§ **SOURCE MATERIAL**:
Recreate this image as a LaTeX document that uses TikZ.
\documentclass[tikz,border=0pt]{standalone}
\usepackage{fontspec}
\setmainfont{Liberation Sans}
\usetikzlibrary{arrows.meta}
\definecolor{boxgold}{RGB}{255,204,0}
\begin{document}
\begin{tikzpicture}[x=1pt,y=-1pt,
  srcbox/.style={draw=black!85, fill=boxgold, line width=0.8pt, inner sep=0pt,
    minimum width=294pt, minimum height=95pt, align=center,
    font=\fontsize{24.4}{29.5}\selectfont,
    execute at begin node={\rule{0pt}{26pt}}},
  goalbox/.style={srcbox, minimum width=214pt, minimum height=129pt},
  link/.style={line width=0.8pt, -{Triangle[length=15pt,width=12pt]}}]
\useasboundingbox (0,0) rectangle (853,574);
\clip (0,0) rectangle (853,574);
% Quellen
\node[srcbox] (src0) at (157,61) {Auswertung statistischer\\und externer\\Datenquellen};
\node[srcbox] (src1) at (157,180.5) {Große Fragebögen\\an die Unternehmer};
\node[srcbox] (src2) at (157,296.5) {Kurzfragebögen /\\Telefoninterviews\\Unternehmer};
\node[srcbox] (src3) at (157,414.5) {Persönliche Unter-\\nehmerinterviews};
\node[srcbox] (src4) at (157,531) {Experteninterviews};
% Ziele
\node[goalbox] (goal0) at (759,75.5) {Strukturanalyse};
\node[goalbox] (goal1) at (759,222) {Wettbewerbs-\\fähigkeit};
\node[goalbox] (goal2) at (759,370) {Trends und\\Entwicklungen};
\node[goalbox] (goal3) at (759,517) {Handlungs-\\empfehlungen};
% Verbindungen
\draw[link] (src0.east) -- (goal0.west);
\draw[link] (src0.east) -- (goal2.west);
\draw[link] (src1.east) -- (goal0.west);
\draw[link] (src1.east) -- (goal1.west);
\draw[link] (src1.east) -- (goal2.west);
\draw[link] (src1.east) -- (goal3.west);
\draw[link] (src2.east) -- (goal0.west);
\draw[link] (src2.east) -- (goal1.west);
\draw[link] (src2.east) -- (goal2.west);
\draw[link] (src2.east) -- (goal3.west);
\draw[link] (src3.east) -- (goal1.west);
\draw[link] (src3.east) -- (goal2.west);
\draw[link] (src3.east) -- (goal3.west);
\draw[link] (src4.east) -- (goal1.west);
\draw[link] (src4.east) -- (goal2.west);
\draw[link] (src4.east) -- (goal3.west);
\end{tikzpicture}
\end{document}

§ **GIVEN PROBLEM**:
Reproduce the material exactly, with every line intact.

§ **TASK OUTPUT**:
Recreate this image as a LaTeX document that uses TikZ.
\documentclass[tikz,border=0pt]{standalone}
\usepackage{fontspec}
\setmainfont{Liberation Sans}
\usetikzlibrary{arrows.meta}
\definecolor{boxgold}{RGB}{255,204,0}
\begin{document}
\begin{tikzpicture}[x=1pt,y=-1pt,
  srcbox/.style={draw=black!85, fill=boxgold, line width=0.8pt, inner sep=0pt,
    minimum width=294pt, minimum height=95pt, align=center,
    font=\fontsize{24.4}{29.5}\selectfont,
    execute at begin node={\rule{0pt}{26pt}}},
  goalbox/.style={srcbox, minimum width=214pt, minimum height=129pt},
  link/.style={line width=0.8pt, -{Triangle[length=15pt,width=12pt]}}]
\useasboundingbox (0,0) rectangle (853,574);
\clip (0,0) rectangle (853,574);
% Quellen
\node[srcbox] (src0) at (157,61) {Auswertung statistischer\\und externer\\Datenquellen};
\node[srcbox] (src1) at (157,180.5) {Große Fragebögen\\an die Unternehmer};
\node[srcbox] (src2) at (157,296.5) {Kurzfragebögen /\\Telefoninterviews\\Unternehmer};
\node[srcbox] (src3) at (157,414.5) {Persönliche Unter-\\nehmerinterviews};
\node[srcbox] (src4) at (157,531) {Experteninterviews};
% Ziele
\node[goalbox] (goal0) at (759,75.5) {Strukturanalyse};
\node[goalbox] (goal1) at (759,222) {Wettbewerbs-\\fähigkeit};
\node[goalbox] (goal2) at (759,370) {Trends und\\Entwicklungen};
\node[goalbox] (goal3) at (759,517) {Handlungs-\\empfehlungen};
% Verbindungen
\draw[link] (src0.east) -- (goal0.west);
\draw[link] (src0.east) -- (goal2.west);
\draw[link] (src1.east) -- (goal0.west);
\draw[link] (src1.east) -- (goal1.west);
\draw[link] (src1.east) -- (goal2.west);
\draw[link] (src1.east) -- (goal3.west);
\draw[link] (src2.east) -- (goal0.west);
\draw[link] (src2.east) -- (goal1.west);
\draw[link] (src2.east) -- (goal2.west);
\draw[link] (src2.east) -- (goal3.west);
\draw[link] (src3.east) -- (goal1.west);
\draw[link] (src3.east) -- (goal2.west);
\draw[link] (src3.east) -- (goal3.west);
\draw[link] (src4.east) -- (goal1.west);
\draw[link] (src4.east) -- (goal2.west);
\draw[link] (src4.east) -- (goal3.west);
\end{tikzpicture}
\end{document}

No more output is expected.